Il giorno dopo continua l’agonia della mia attesa, dalla compagnia di autobus stanno arrivando per parlarmi cosí sono sul terrazzino della camera che aspetto. Lui arriva e mi fa compagnia in questo limbo assurdo continuando a cercare di farmi ridere, mi massaggia anche il collo pur di farmi rilassare ma nulla, sono una corda di violino.

Ci raccontiamo, nel modo più pulito e profondo: quando scopri le tue cicatrici a qualcuno lo porti automaticamente più vicino e più le ore passando piú guardo a questo ragazzo sconosciuto come ad una pietra preziosa dando un senso alla luce che quel giorno mi ha fatto salire su quella jeeply senza nemmeno rendermene conto.

Sto andando al mio appuntamento e mi manda un messaggio “in bocca al lupo, se hai bisogno sono qui”. Non so cosa aspettarmi, so che dovrò combattere per le  e mie ragioni, da una parte tremo per l’agitazione, da un’altra sono cosí arrabbiata che sarei pronta ad affrontare un orso. So che hanno loro la mia borsa e sono stufa di esser presa in giro, rivoglio le mie cose!

Ovviamente non si risolve nulla e la mia consolazione si riversa in una pizza anche se non vedo l’ora di andar da lui, raccontargli tutto e farmi coccolare dal suo sguardo. Domani poi partiremo entrambi ma con direzioni opposte.
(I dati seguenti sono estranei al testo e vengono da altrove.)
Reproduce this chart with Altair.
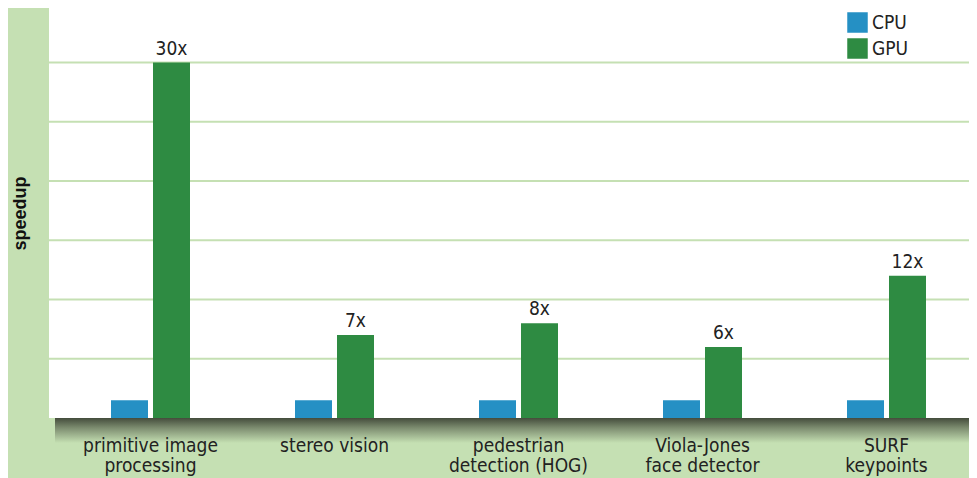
import altair as alt
import pandas as pd

categories = ["primitive image\nprocessing", "stereo vision", "pedestrian\ndetection (HOG)",
              "Viola-Jones\nface detector", "SURF\nkeypoints"]
processors = ["CPU", "GPU"]
cpu_values = [1.5, 1.5, 1.5, 1.5, 1.5]
gpu_values = [30, 7, 8, 6, 12]
gpu_labels = ["30x", "7x", "8x", "6x", "12x"]
grid_values = [5, 10, 15, 20, 25, 30]

BG = "#c5e0b3"
BLUE = "#2590c4"
GREEN = "#2e8b42"
FONT = "DejaVu Sans Condensed"

rows = []
for c, v in zip(categories, cpu_values):
    rows.append({"category": c, "processor": "CPU", "value": v, "label": ""})
for c, v, l in zip(categories, gpu_values, gpu_labels):
    rows.append({"category": c, "processor": "GPU", "value": v, "label": l})
df = pd.DataFrame(rows)
grid_df = pd.DataFrame({"value": grid_values})

W, H = 920, 410
y_scale = alt.Scale(domain=[0, 34.6], nice=False, zero=True)

x_enc = alt.X("category:N", sort=categories,
              scale=alt.Scale(paddingInner=0, paddingOuter=0, range=[9.5, 929.5]),
              axis=alt.Axis(title=None, labelExpr="split(datum.value, '\\n')", labelAngle=0,
                            labelFont=FONT, labelFontSize=19, labelColor="#222222",
                            labelLineHeight=20, labelPadding=18, ticks=False, domain=False,
                            grid=False, zindex=1))
xo_enc = alt.XOffset("processor:N", sort=processors,
                     scale=alt.Scale(paddingInner=0.119, paddingOuter=0, range=[52.5, 131.5]))
y_axis = alt.Axis(grid=False, labels=False, ticks=False, domain=False,
                  title="speedup", titleFont="Liberation Sans", titleFontSize=18,
                  titleFontWeight="bold", titleColor="#111111", titlePadding=20)
y_enc = alt.Y("value:Q", scale=y_scale, axis=y_axis)

grid = alt.Chart(grid_df).mark_rule(color=BG, strokeWidth=2).encode(
    y=alt.Y("value:Q", scale=y_scale, axis=y_axis),
    x=alt.value(0), x2=alt.value(W)
)

base = alt.Chart(df)
bars = base.mark_bar().encode(
    x=x_enc, xOffset=xo_enc, y=y_enc,
    color=alt.Color("processor:N",
                    scale=alt.Scale(domain=processors, range=[BLUE, GREEN]),
                    legend=alt.Legend(title=None, orient="none", legendX=798, legendY=4,
                                      symbolType="square", symbolSize=420,
                                      symbolStrokeWidth=0, labelFont=FONT,
                                      labelFontSize=19, labelColor="#222222",
                                      rowPadding=5, padding=0, labelOffset=4))
)
texts = base.transform_filter(alt.datum.processor == "GPU").mark_text(
    baseline="alphabetic", dy=-8, font=FONT, fontSize=19, color="#222222"
).encode(x=alt.X("category:N", sort=categories), xOffset=alt.XOffset("processor:N", sort=processors),
         y="value:Q", text="label:N")

shadow = alt.Chart(pd.DataFrame({"s": [0]})).mark_rect(
    color=alt.Gradient(gradient="linear",
                       stops=[alt.GradientStop(color="#444c3c", offset=0),
                              alt.GradientStop(color="#7d8d70", offset=0.4),
                              alt.GradientStop(color=BG, offset=1)],
                       x1=0, x2=0, y1=0, y2=1)
).encode(x=alt.value(6), x2=alt.value(W), y=alt.value(H), y2=alt.value(H + 25))

chart = alt.layer(grid, bars, shadow, texts).properties(
    width=W, height=H, background=BG,
    padding={"left": 41, "top": 0, "right": 0, "bottom": 60},
    autosize=alt.AutoSizeParams(type="none")
).configure_view(fill="white", stroke=None)

chart.save("out.html", embed_options={"renderer": "svg", "actions": False})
La serata la passiamo tutti e tre in spiaggia chiacchierando e ballando. Finchè rimaniamo soli e finalmente arriva quel tanto desiderato bacio: la luna, le stelle, il mare, la musica e lui che mi stringe cosí forte da dar un senso bello a tutto quello che mi sta succedendo. Nel male di questo limbo che mi tiene sospeso ho lui che mi aiuta a mantenere l’equilibrio tra le cose, che si prende cura di me e non sono sola per una volta.

Mi racconta la sua parte della storia: quella in cui i suoi occhi erano rimasti rapiti da una ragazza che stava salendo sull’autobus con un grande zaino blu, della sua delusione quando ha visto che non sembravo scendere alla stessa fermata, al suo guardarmi con la paura di sfiorarmi e rovinare tutto.

Mi dice che si sente cosí stupido per aver perso tanto tempo quando invece io sento che nulla potrebbe esser più perfetto. È vero, ci saluteremo domani ma non ci saremmo mai raccontati cosí e ora non sarebbe tutto cosí bello.

Busso alla sua porta prima di andare via e gli lascio la seconda medaglietta che avevo comprato in Nepal con l’ideogramma che rappresenta la casa, ci abbracciamo un’ultima volta e vado all’autobus.

Mentre mi allontano ho il flash di averlo visto sulla spiaggia appena arrivata accanto al ragazzo che suonava i tamburi prendo il cellulare e non si sa come, prima di concentrarmi sul musicista lo inquadro. È solo un secondo ma lui è lí, ci eravamo già incontrati ma ci serviva tutto questo casino per trovarci, anche se per un solo istante.

Chissà se lo rivedrò mai, fa parte del rischio del viaggio. Lui in cosí poco tempo mi ha fatto vedere come dovrebbe guardarmi, parlarmi, trattarmi l’uomo che un giorno sarà al mio fianco e non c’è nulla di più lontano di quanto succedeva prima. Mi ha fatto un regalo bellissimo: ha aperto i miei occhi e ora quello che prima mi sembrava desiderabile oggi è completamente senza sale, senza colore e senza senso. Ora forse inizio a guardare nella direzione giusta e sono pronta a ricominciare a ballare da sola, piú felice che mai, ora so cosa cercare.